The car hasn’t been performing, Vettel is a shell of his former self and their race strategy always leaves fans scratching their head.
For the Turkish Grand Prix, the Scuderia announced that team principal Mattia Binotto would be absent from the weekend’s action but would instead be managing the team remotely from their base in Maranello.
And lo and behold, Ferrari finally got their act together as Vettel and Leclerc ended up scrapping for a podium finish on the last corner – a rare occurrence this season.
Ferrari got their strategy spot on as Sebastian Vettel and Leclerc finished high in the standings
While a lot of that can be put down to the drivers’ skill and ability, Ferrari must be applauded for their gameplan after they made several gambles on their tyre strategy that left the rest of the field to follow suit.
The experiment appeared to workout so well for Binotto that he’s decided to stay at home for the Bahrain Grand Prix as well.
Who’d have thought working from home would make its way into Formula One?
Hamilton learns from past mistakes
Having worn down his intermediate tyres to what were practically slicks with just a few laps to go, Hamilton was ordered into the pits by his team as they looked to get him on a fresh set of wheels with the rain approaching.
Williams’ George Russell had already shown prior to the race just how slippy the pit lane was after he crashed into the wall moments before he was due to line up on the grid.
This appeared to stick in Hamilton’s mind as he defied team orders and decided to stay out on his worn out inters for the remaining few laps and pick up yet another win.
Hamilton decided against pitting in the final few laps as a result of a very slippery pit lane
The Brit revealed that his pit lane disaster at the 2007 Chinese Grand Prix was on his mind
When asked about it after the race, Hamilton revealed that his pit lane disaster at the 2007 Chinese Grand Prix was a mistake he learned from and helped him decide to disobey team orders.

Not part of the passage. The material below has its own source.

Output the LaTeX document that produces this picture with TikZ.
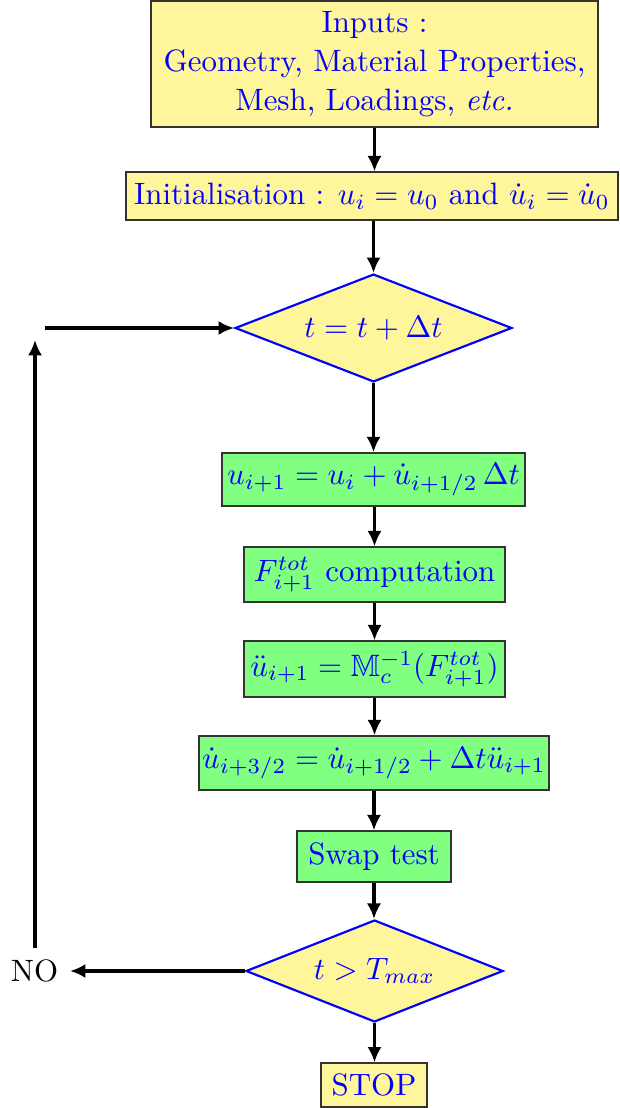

That incident 17 years ago – which saw him beach his McLaren in the gravel and lose the world championship as a result – has paid dividends, with Hamilton now having a much wiser head on his shoulders.
Fight for final podium place in the constructors heats up
While both constructors and drivers’ championships are wrapped up for another campaign, the question still remains how the rest of the table will finish with three races to go.
Mercedes have once again dominated this year while Red Bull were their nearest competitors but still a long way off.
However, there are still just 24 points separating Racing Point in third and Ferrari in sixth.
While a gambling man would put their money on Racing Point to claim the bronze medal, stranger things have happened and this battle for the final podium place could give fans that extra dimension as we head to Bahrain, Sakhir and then finally, Abi Dhabi.